*Directive*
Retype exactly what runs from the first line of the data to the line with "return (H - MB - py) / PH", keeping both of those lines and skipping pictures.

*Provided material*

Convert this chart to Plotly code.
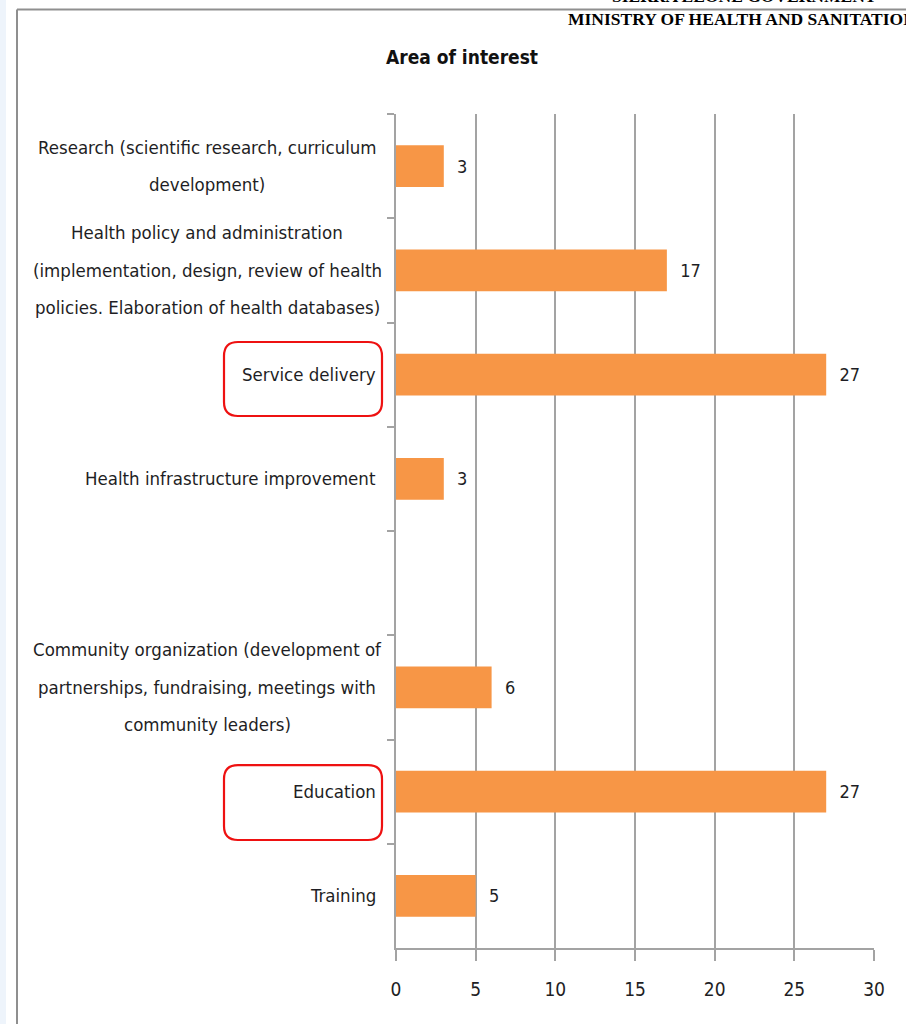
import plotly.graph_objects as go

# ---------------- data ----------------
categories = [
    "Research",
    "Health policy and administration",
    "Service delivery",
    "Health infrastructure improvement",
    " ",
    "Community organization",
    "Education",
    "Training",
]
label_lines = [
    ["Research (scientific research, curriculum", "development)"],
    ["Health policy and administration",
     "(implementation, design, review of health",
     "policies. Elaboration of health databases)"],
    ["Service delivery"],
    ["Health infrastructure improvement"],
    [],
    ["Community organization (development of",
     "partnerships, fundraising, meetings with",
     "community leaders)"],
    ["Education"],
    ["Training"],
]
values = [3, 17, 27, 3, None, 6, 27, 5]
highlighted = ["Service delivery", "Education"]
x_ticks = [0, 5, 10, 15, 20, 25, 30]
title_text = "Area of interest"
header_top = "SIERRA LEONE GOVERNMENT"
header_main = "MINISTRY OF HEALTH AND SANITATION"

# ---------------- layout geometry ----------------
W, H = 906, 1024
ML, MR, MT, MB = 396, 32, 114, 76
PW, PH = W - ML - MR, H - MT - MB

def px2x(px):
    return (px - ML) / PW

def py2y(py):
    return (H - MB - py) / PH

FONT = "Liberation Sans Narrow, Arial Narrow, DejaVu Sans Condensed, sans-serif"
SERIF = "Liberation Serif, Times New Roman, serif"
TXT = "#1e1e24"
GRID = "#a3a3a3"
BAR = "#F79646"

fig = go.Figure()
fig.add_trace(go.Bar(
    x=values, y=categories, orientation="h",
    marker=dict(color=BAR, line=dict(width=0)),
    width=0.4,
    texttemplate="\u00a0\u00a0%{x}", textposition="outside",
    textfont=dict(family=FONT, size=18, color=TXT),
    cliponaxis=False, hoverinfo="skip",
))

annotations = []
LINE_H = 37.5
for cat, lines in zip(categories, label_lines):
    n = len(lines)
    for k, line in enumerate(lines):
        a = dict(
            text=line, y=cat, yref="y", xref="paper", yanchor="middle",
            yshift=((n - 1) / 2 - k) * LINE_H,
            showarrow=False, font=dict(family=FONT, size=18.5, color=TXT),
        )
        if n > 1:
            a.update(x=px2x(207), xanchor="center")
        else:
            a.update(x=0, xanchor="right", xshift=-18)
        annotations.append(a)

annotations.append(dict(
    text="<b>" + title_text + "</b>", x=px2x(462), y=py2y(57),
    xref="paper", yref="paper", xanchor="center", yanchor="middle",
    showarrow=False, font=dict(family=FONT, size=19, color="#111"),
))
annotations.append(dict(
    text="<b>" + header_main + "</b>", x=px2x(566), y=py2y(19),
    xref="paper", yref="paper", xanchor="left", yanchor="middle",
    showarrow=False, font=dict(family=SERIF, size=17.5, color="#000"),
))
annotations.append(dict(
    text="<b>" + header_top + "</b>", x=px2x(744), y=py2y(-4),
    xref="paper", yref="paper", xanchor="center", yanchor="middle",
    showarrow=False, font=dict(family=SERIF, size=17.5, color="#000"),
))

def rounded(x0, x1, y0, y1, rx, ry):
    return (f"M {x0+rx},{y0} L {x1-rx},{y0} Q {x1},{y0} {x1},{y0+ry} "
            f"L {x1},{y1-ry} Q {x1},{y1} {x1-rx},{y1} L {x0+rx},{y1} "
            f"Q {x0},{y1} {x0},{y1-ry} L {x0},{y0+ry} Q {x0},{y0} {x0+rx},{y0} Z")

shapes = []
box_offsets = {"Service delivery": (-0.313, 0.397), "Education": (-0.255, 0.464)}
for name in highlighted:
    idx = categories.index(name)
    o0, o1 = box_offsets[name]
    shapes.append(dict(
        type="path", xref="paper", yref="y",
        path=rounded(px2x(224), px2x(382), idx + o0, idx + o1, 14 / PW, 14 / (PH / len(categories))),
        line=dict(color="#ee1111", width=2.2), fillcolor="rgba(0,0,0,0)",
    ))

# page frame
shapes.append(dict(type="rect", xref="paper", yref="paper",
                   x0=px2x(0), x1=px2x(6), y0=py2y(1024), y1=py2y(0),
                   line=dict(width=0), fillcolor="#eef4fb", layer="below"))
shapes.append(dict(type="line", xref="paper", yref="paper",
                   x0=px2x(17), x1=px2x(906), y0=py2y(9.5), y1=py2y(9.5),
                   line=dict(color="#8f8f8f", width=2)))
shapes.append(dict(type="line", xref="paper", yref="paper",
                   x0=px2x(17), x1=px2x(17), y0=py2y(9.5), y1=py2y(1024),
                   line=dict(color="#8f8f8f", width=2)))

fig.update_layout(
    width=W, height=H, autosize=False,
    margin=dict(l=ML, r=MR, t=MT, b=MB),
    paper_bgcolor="white", plot_bgcolor="white",
    showlegend=False,
    annotations=annotations, shapes=shapes,
    xaxis=dict(
        range=[0, 30], tickvals=x_ticks, ticks="outside", ticklen=11,
        tickcolor=GRID, tickwidth=1.5,
        showgrid=True, gridcolor=GRID, gridwidth=1.5,
        showline=True, linecolor=GRID, linewidth=2, zeroline=False,
        tickfont=dict(family=FONT, size=19, color=TXT),
        ticklabelstandoff=12, fixedrange=True,
    ),
    yaxis=dict(
        type="category", categoryorder="array", categoryarray=categories,
        range=[len(categories) - 0.5, -0.5],
        showticklabels=False, ticks="outside", tickson="boundaries",
        ticklen=7, tickcolor=GRID, tickwidth=1.5,
        showgrid=False, showline=True, linecolor=GRID, linewidth=2,
        zeroline=False, fixedrange=True,
    ),
)

fig.write_html("out.html", config={"displayModeBar": False},
               post_script="document.body.style.margin='0';document.body.style.overflow='hidden';")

*Answer to the problem*
Convert this chart to Plotly code.
import plotly.graph_objects as go

# ---------------- data ----------------
categories = [
    "Research",
    "Health policy and administration",
    "Service delivery",
    "Health infrastructure improvement",
    " ",
    "Community organization",
    "Education",
    "Training",
]
label_lines = [
    ["Research (scientific research, curriculum", "development)"],
    ["Health policy and administration",
     "(implementation, design, review of health",
     "policies. Elaboration of health databases)"],
    ["Service delivery"],
    ["Health infrastructure improvement"],
    [],
    ["Community organization (development of",
     "partnerships, fundraising, meetings with",
     "community leaders)"],
    ["Education"],
    ["Training"],
]
values = [3, 17, 27, 3, None, 6, 27, 5]
highlighted = ["Service delivery", "Education"]
x_ticks = [0, 5, 10, 15, 20, 25, 30]
title_text = "Area of interest"
header_top = "SIERRA LEONE GOVERNMENT"
header_main = "MINISTRY OF HEALTH AND SANITATION"

# ---------------- layout geometry ----------------
W, H = 906, 1024
ML, MR, MT, MB = 396, 32, 114, 76
PW, PH = W - ML - MR, H - MT - MB

def px2x(px):
    return (px - ML) / PW

def py2y(py):
    return (H - MB - py) / PH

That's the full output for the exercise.